Church News – June

Posted

As the Coronavirus pandemic continues to dominate the news, upend our lives and distract us with daily updates on numbers of cases and deaths, the consequences of re-opening perhaps too soon or too quickly, and on and on ... it’s easy to lose track of the lives we lived a few months ago.

Media has kept us informed of the various ways that people have coped with this new normal. We see footage from hospitals and from the places where bodies are cold-stored. From empty schools turned into shelters for the homeless. From government buildings where frustrated citizens are claiming their constitutional rights to free assembly, regardless of the danger to others. Only now, numbed and discouraged, are we reading the names of the dead (N.Y. Times), in full realization that people have lost loved ones without being able to say goodbye. Fellow humans deal with shock and grief with limited physical support from family and friends. Families have been left broken, impoverished. Women and children are quarantined with volatile partners or fathers.

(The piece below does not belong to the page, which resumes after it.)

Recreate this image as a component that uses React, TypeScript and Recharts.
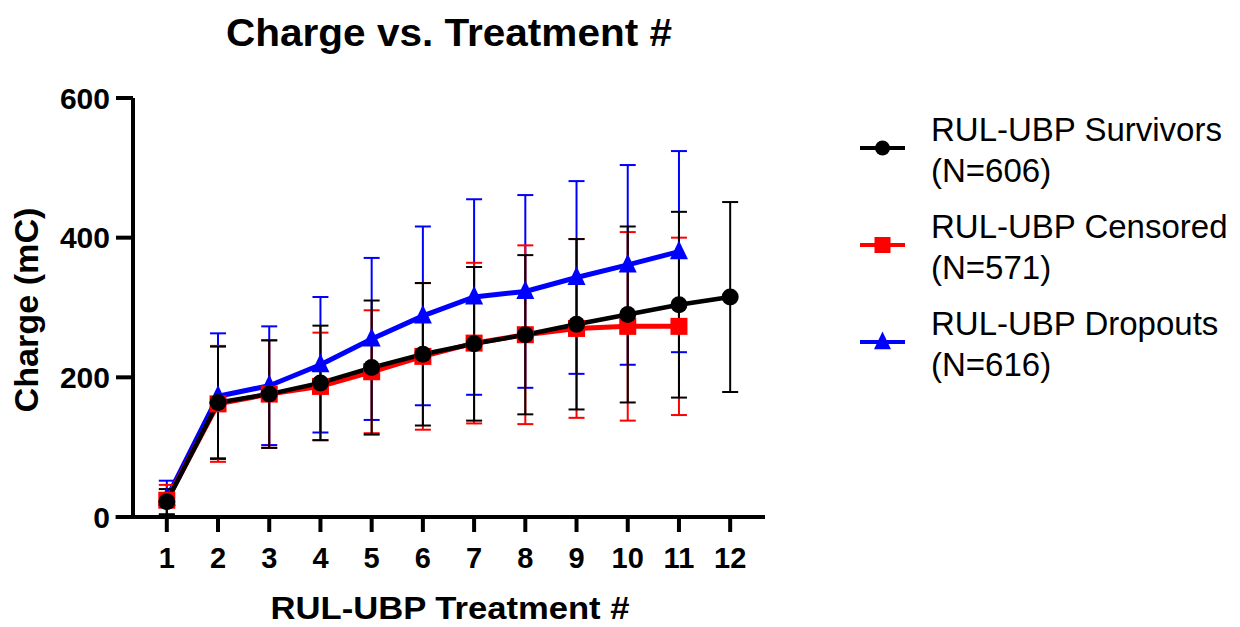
import { LineChart, Line, XAxis, YAxis, ErrorBar, ReferenceLine } from "recharts";

const treatments = [1, 2, 3, 4, 5, 6, 7, 8, 9, 10, 11, 12];

const survivorsMean = [22, 164, 176, 192, 214, 233, 248, 261, 276, 290, 304, 315];
const survivorsSd = [18, 80, 77, 82, 96, 102, 110, 114, 122, 126, 133, 136];

const censoredMean = [24, 162, 176, 187, 208, 230, 249, 261, 270, 273, 273];
const censoredSd = [22, 83, 77, 77, 88, 105, 115, 128, 128, 135, 127];

const dropoutsMean = [27, 173, 188, 218, 255, 288, 315, 323, 343, 361, 380];
const dropoutsSd = [25, 90, 85, 97, 116, 128, 140, 138, 138, 143, 144];

const seriesNames = ["RUL-UBP Survivors", "RUL-UBP Censored", "RUL-UBP Dropouts"];
const seriesN = ["(N=606)", "(N=571)", "(N=616)"];
const yTicks = [0, 200, 400, 600];

const FONT = "'Liberation Sans', Arial, sans-serif";
const BLACK = "#000000";
const RED = "#ff0000";
const BLUE = "#0000ff";

const toRows = (mean: number[], sd: number[]) =>
  mean.map((m, i) => ({ treatment: treatments[i], mean: m, sd: sd[i] }));

const survivors = toRows(survivorsMean, survivorsSd);
const censored = toRows(censoredMean, censoredSd);
const dropouts = toRows(dropoutsMean, dropoutsSd);

const circle = (cx: number, cy: number, r: number, key?: string) => (
  <circle key={key} cx={cx} cy={cy} r={r} fill={BLACK} />
);
const square = (cx: number, cy: number, s: number, key?: string) => (
  <rect key={key} x={cx - s / 2} y={cy - s / 2} width={s} height={s} fill={RED} />
);
const triangle = (cx: number, cy: number, s: number, key?: string) => (
  <polygon
    key={key}
    points={`${cx},${cy - s * 0.62} ${cx - s / 2},${cy + s * 0.42} ${cx + s / 2},${cy + s * 0.42}`}
    fill={BLUE}
  />
);

const xTickStyle = { fontSize: 29, fontWeight: 700, fill: BLACK, fontFamily: FONT };
const yTickStyle = { fontSize: 30, fontWeight: 700, fill: BLACK, fontFamily: FONT };

export default function App() {
  const legendItems = [
    { color: BLACK, marker: (x: number, y: number) => circle(x, y, 7.5) },
    { color: RED, marker: (x: number, y: number) => square(x, y, 16) },
    { color: BLUE, marker: (x: number, y: number) => triangle(x, y, 17) },
  ];

  return (
    <div style={{ position: "absolute", left: 0, top: 0, width: 1240, height: 627, background: "#fff" }}>
      <LineChart
        width={1240}
        height={627}
        margin={{ top: 98, right: 475, bottom: 50, left: 0 }}
      >
        <XAxis
          dataKey="treatment"
          type="number"
          domain={[0.34, 12.68]}
          ticks={treatments}
          interval={0}
          height={60}
          tickSize={15}
          tickMargin={15}
          axisLine={{ stroke: BLACK, strokeWidth: 4 }}
          tickLine={{ stroke: BLACK, strokeWidth: 4 }}
          tick={xTickStyle}
        />
        <YAxis
          type="number"
          domain={[0, 600]}
          ticks={yTicks}
          width={133}
          tickSize={17}
          tickMargin={6}
          axisLine={{ stroke: BLACK, strokeWidth: 4 }}
          tickLine={{ stroke: BLACK, strokeWidth: 4 }}
          tick={yTickStyle}
        />
        <ReferenceLine
          segment={[{ x: 0, y: 0 }, { x: 0.34, y: 0 }]}
          stroke={BLACK}
          strokeWidth={4}
          ifOverflow="visible"
        />
        <Line
          data={dropouts}
          dataKey="mean"
          stroke={BLUE}
          strokeWidth={5}
          isAnimationActive={false}
          dot={(p: any) => triangle(p.cx, p.cy, 18, `t-${p.index}`)}
          activeDot={false}
        >
          <ErrorBar dataKey="sd" width={8} stroke={BLUE} strokeWidth={2} direction="y" />
        </Line>
        <Line
          data={censored}
          dataKey="mean"
          stroke={RED}
          strokeWidth={5}
          isAnimationActive={false}
          dot={(p: any) => square(p.cx, p.cy, 17, `s-${p.index}`)}
          activeDot={false}
        >
          <ErrorBar dataKey="sd" width={8} stroke={RED} strokeWidth={2} direction="y" />
        </Line>
        <Line
          data={survivors}
          dataKey="mean"
          stroke={BLACK}
          strokeWidth={4.5}
          isAnimationActive={false}
          dot={(p: any) => circle(p.cx, p.cy, 8.5, `c-${p.index}`)}
          activeDot={false}
        >
          <ErrorBar dataKey="sd" width={8} stroke={BLACK} strokeWidth={2} direction="y" />
        </Line>
      </LineChart>

      <svg
        width={1240}
        height={627}
        style={{ position: "absolute", left: 0, top: 0, pointerEvents: "none" }}
        fontFamily={FONT}
      >
        <text
          x={449}
          y={46}
          textAnchor="middle"
          fontSize={38}
          fontWeight={700}
          fill={BLACK}
          textLength={446}
          lengthAdjust="spacingAndGlyphs"
        >
          Charge vs. Treatment #
        </text>
        <text
          x={450}
          y={619}
          textAnchor="middle"
          fontSize={31}
          fontWeight={700}
          fill={BLACK}
          textLength={359}
          lengthAdjust="spacingAndGlyphs"
        >
          RUL-UBP Treatment #
        </text>
        <text
          x={0}
          y={0}
          transform="translate(38 310) rotate(-90)"
          textAnchor="middle"
          fontSize={33}
          fontWeight={700}
          fill={BLACK}
          textLength={205}
          lengthAdjust="spacingAndGlyphs"
        >
          Charge (mC)
        </text>
        {legendItems.map((item, i) => {
          const base = 141 + i * 97;
          const my = base + 7;
          return (
            <g key={seriesNames[i]}>
              <line x1={860} x2={905} y1={my} y2={my} stroke={item.color} strokeWidth={4} />
              {item.marker(882.5, my)}
              <text x={931} y={base} fontSize={33} fill={BLACK}>
                {seriesNames[i]}
              </text>
              <text x={931} y={base + 41} fontSize={33} fill={BLACK}>
                {seriesN[i]}
              </text>
            </g>
          );
        })}
      </svg>
    </div>
  );
}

The question some are forced to ask is, where is God in all this?

One answer came by way of an email, which quoted thus: God, ever the gentleman, upon noting that his presence was not acknowledged, asked for or required, made a quiet, polite exit, leaving us to fend for ourselves. How does that resonate for you?

I find quite the opposite to be true. Daily I read or hear at least one story that lifts my heart. Impromptu balcony concerts, volunteers delivering meals, even flowers. Every evening at 7 p.m. my five-year-old grandson gathers his family on the front deck to bang pots and pans with neighbors who are doing the same, maybe honking car horns, saying “thank you” to frontline workers. Drive-by birthday parties, Churches zooming their worship, choirs performing digitally. And loveliest of all, I have watched videos of young First Nations children, in full regalia, dancing their precious little prayers for the world. The divine lives and breathes in each of these. And I have seen proof of mother Earth breathing deeply of fresh air, her children coming out of hiding to revel in a world free of human activity.

God has been present throughout this experience, in joy and sorrow, in grief and relief. And when this is all over, God will still be there, still waiting for us to reach out for wisdom, comfort and guidance, perhaps with ears a bit more tuned in, hands a bit more reaching out, hearts a bit more open and minds a bit more humbled and receptive to the possibility that the divine is ever present, ever vigilant, ever caring, ever waiting. And perhaps wanting to wonder with you if your life will change as a result of this experience. Will “back to normal” ever be the same? Will you seek to create a “new normal?” As we move toward a post-pandemic, we will be adjusting to new realities. We may long for a return to “normal” but “normal” may need to be re-defined. Whatever the future holds we can know this to be true:

And lo, I am with you always, to the close of the age.